- _Task objective_:
Transcribe the material verbatim in full; the pictures do not belong in the copy.

- _Dataset excerpt_:

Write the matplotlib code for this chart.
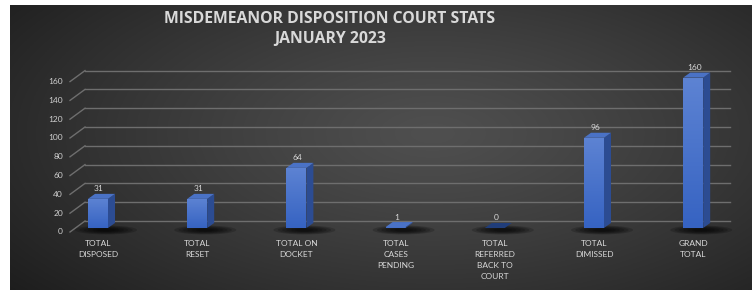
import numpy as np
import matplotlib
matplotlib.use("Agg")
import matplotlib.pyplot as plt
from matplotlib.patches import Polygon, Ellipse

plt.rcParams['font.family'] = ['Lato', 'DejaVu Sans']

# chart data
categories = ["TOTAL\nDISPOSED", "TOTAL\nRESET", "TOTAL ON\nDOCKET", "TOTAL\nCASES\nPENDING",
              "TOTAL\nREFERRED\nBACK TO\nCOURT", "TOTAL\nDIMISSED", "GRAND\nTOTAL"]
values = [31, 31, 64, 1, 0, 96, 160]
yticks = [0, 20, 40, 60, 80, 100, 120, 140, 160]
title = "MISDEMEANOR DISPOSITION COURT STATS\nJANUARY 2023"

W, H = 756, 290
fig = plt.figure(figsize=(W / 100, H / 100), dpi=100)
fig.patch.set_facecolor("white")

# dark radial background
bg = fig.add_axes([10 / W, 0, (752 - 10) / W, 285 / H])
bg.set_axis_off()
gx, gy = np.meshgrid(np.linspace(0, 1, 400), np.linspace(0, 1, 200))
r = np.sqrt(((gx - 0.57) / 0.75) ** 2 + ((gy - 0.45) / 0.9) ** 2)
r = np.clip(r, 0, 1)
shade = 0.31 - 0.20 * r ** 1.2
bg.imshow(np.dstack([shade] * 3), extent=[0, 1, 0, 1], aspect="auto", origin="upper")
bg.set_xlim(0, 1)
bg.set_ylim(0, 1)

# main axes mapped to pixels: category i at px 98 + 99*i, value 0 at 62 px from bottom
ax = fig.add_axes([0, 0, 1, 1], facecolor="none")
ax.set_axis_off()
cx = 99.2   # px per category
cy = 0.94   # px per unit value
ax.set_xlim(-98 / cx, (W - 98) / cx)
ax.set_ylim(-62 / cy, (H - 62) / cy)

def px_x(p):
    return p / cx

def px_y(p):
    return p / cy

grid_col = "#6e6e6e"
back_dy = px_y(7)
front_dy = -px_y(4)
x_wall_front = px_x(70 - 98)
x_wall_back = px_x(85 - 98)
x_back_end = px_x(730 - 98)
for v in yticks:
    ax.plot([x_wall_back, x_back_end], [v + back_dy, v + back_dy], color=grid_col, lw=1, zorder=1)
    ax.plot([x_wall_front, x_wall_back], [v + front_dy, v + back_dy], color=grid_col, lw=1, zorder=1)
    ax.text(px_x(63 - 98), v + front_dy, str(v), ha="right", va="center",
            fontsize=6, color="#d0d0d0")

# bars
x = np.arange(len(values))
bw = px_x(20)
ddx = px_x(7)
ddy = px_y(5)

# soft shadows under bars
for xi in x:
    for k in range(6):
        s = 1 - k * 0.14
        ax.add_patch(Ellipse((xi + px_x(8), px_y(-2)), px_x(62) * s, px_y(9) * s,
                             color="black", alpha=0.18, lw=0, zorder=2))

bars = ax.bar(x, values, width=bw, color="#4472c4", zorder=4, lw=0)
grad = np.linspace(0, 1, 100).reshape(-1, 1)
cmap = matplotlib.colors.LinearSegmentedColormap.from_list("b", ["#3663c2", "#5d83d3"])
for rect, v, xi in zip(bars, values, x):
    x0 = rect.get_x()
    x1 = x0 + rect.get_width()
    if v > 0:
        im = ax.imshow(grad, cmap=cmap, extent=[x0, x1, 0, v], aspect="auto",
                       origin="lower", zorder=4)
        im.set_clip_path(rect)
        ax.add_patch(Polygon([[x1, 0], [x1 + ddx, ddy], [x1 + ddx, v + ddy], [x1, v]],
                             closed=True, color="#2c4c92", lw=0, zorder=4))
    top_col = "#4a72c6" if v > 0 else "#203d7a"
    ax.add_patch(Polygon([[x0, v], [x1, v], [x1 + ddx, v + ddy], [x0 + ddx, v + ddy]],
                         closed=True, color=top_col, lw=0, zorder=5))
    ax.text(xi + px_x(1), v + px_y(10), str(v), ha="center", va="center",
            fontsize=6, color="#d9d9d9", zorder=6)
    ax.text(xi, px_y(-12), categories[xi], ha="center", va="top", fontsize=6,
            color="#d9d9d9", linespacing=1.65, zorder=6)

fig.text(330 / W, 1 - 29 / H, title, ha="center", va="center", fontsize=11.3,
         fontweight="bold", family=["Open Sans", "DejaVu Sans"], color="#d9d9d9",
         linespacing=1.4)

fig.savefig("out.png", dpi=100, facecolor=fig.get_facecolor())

- _Result of this exercise_:
Write the matplotlib code for this chart.
import numpy as np
import matplotlib
matplotlib.use("Agg")
import matplotlib.pyplot as plt
from matplotlib.patches import Polygon, Ellipse

plt.rcParams['font.family'] = ['Lato', 'DejaVu Sans']

# chart data
categories = ["TOTAL\nDISPOSED", "TOTAL\nRESET", "TOTAL ON\nDOCKET", "TOTAL\nCASES\nPENDING",
              "TOTAL\nREFERRED\nBACK TO\nCOURT", "TOTAL\nDIMISSED", "GRAND\nTOTAL"]
values = [31, 31, 64, 1, 0, 96, 160]
yticks = [0, 20, 40, 60, 80, 100, 120, 140, 160]
title = "MISDEMEANOR DISPOSITION COURT STATS\nJANUARY 2023"

W, H = 756, 290
fig = plt.figure(figsize=(W / 100, H / 100), dpi=100)
fig.patch.set_facecolor("white")

# dark radial background
bg = fig.add_axes([10 / W, 0, (752 - 10) / W, 285 / H])
bg.set_axis_off()
gx, gy = np.meshgrid(np.linspace(0, 1, 400), np.linspace(0, 1, 200))
r = np.sqrt(((gx - 0.57) / 0.75) ** 2 + ((gy - 0.45) / 0.9) ** 2)
r = np.clip(r, 0, 1)
shade = 0.31 - 0.20 * r ** 1.2
bg.imshow(np.dstack([shade] * 3), extent=[0, 1, 0, 1], aspect="auto", origin="upper")
bg.set_xlim(0, 1)
bg.set_ylim(0, 1)

# main axes mapped to pixels: category i at px 98 + 99*i, value 0 at 62 px from bottom
ax = fig.add_axes([0, 0, 1, 1], facecolor="none")
ax.set_axis_off()
cx = 99.2   # px per category
cy = 0.94   # px per unit value
ax.set_xlim(-98 / cx, (W - 98) / cx)
ax.set_ylim(-62 / cy, (H - 62) / cy)

def px_x(p):
    return p / cx

def px_y(p):
    return p / cy

grid_col = "#6e6e6e"
back_dy = px_y(7)
front_dy = -px_y(4)
x_wall_front = px_x(70 - 98)
x_wall_back = px_x(85 - 98)
x_back_end = px_x(730 - 98)
for v in yticks:
    ax.plot([x_wall_back, x_back_end], [v + back_dy, v + back_dy], color=grid_col, lw=1, zorder=1)
    ax.plot([x_wall_front, x_wall_back], [v + front_dy, v + back_dy], color=grid_col, lw=1, zorder=1)
    ax.text(px_x(63 - 98), v + front_dy, str(v), ha="right", va="center",
            fontsize=6, color="#d0d0d0")

# bars
x = np.arange(len(values))
bw = px_x(20)
ddx = px_x(7)
ddy = px_y(5)

# soft shadows under bars
for xi in x:
    for k in range(6):
        s = 1 - k * 0.14
        ax.add_patch(Ellipse((xi + px_x(8), px_y(-2)), px_x(62) * s, px_y(9) * s,
                             color="black", alpha=0.18, lw=0, zorder=2))

bars = ax.bar(x, values, width=bw, color="#4472c4", zorder=4, lw=0)
grad = np.linspace(0, 1, 100).reshape(-1, 1)
cmap = matplotlib.colors.LinearSegmentedColormap.from_list("b", ["#3663c2", "#5d83d3"])
for rect, v, xi in zip(bars, values, x):
    x0 = rect.get_x()
    x1 = x0 + rect.get_width()
    if v > 0:
        im = ax.imshow(grad, cmap=cmap, extent=[x0, x1, 0, v], aspect="auto",
                       origin="lower", zorder=4)
        im.set_clip_path(rect)
        ax.add_patch(Polygon([[x1, 0], [x1 + ddx, ddy], [x1 + ddx, v + ddy], [x1, v]],
                             closed=True, color="#2c4c92", lw=0, zorder=4))
    top_col = "#4a72c6" if v > 0 else "#203d7a"
    ax.add_patch(Polygon([[x0, v], [x1, v], [x1 + ddx, v + ddy], [x0 + ddx, v + ddy]],
                         closed=True, color=top_col, lw=0, zorder=5))
    ax.text(xi + px_x(1), v + px_y(10), str(v), ha="center", va="center",
            fontsize=6, color="#d9d9d9", zorder=6)
    ax.text(xi, px_y(-12), categories[xi], ha="center", va="top", fontsize=6,
            color="#d9d9d9", linespacing=1.65, zorder=6)

fig.text(330 / W, 1 - 29 / H, title, ha="center", va="center", fontsize=11.3,
         fontweight="bold", family=["Open Sans", "DejaVu Sans"], color="#d9d9d9",
         linespacing=1.4)

fig.savefig("out.png", dpi=100, facecolor=fig.get_facecolor())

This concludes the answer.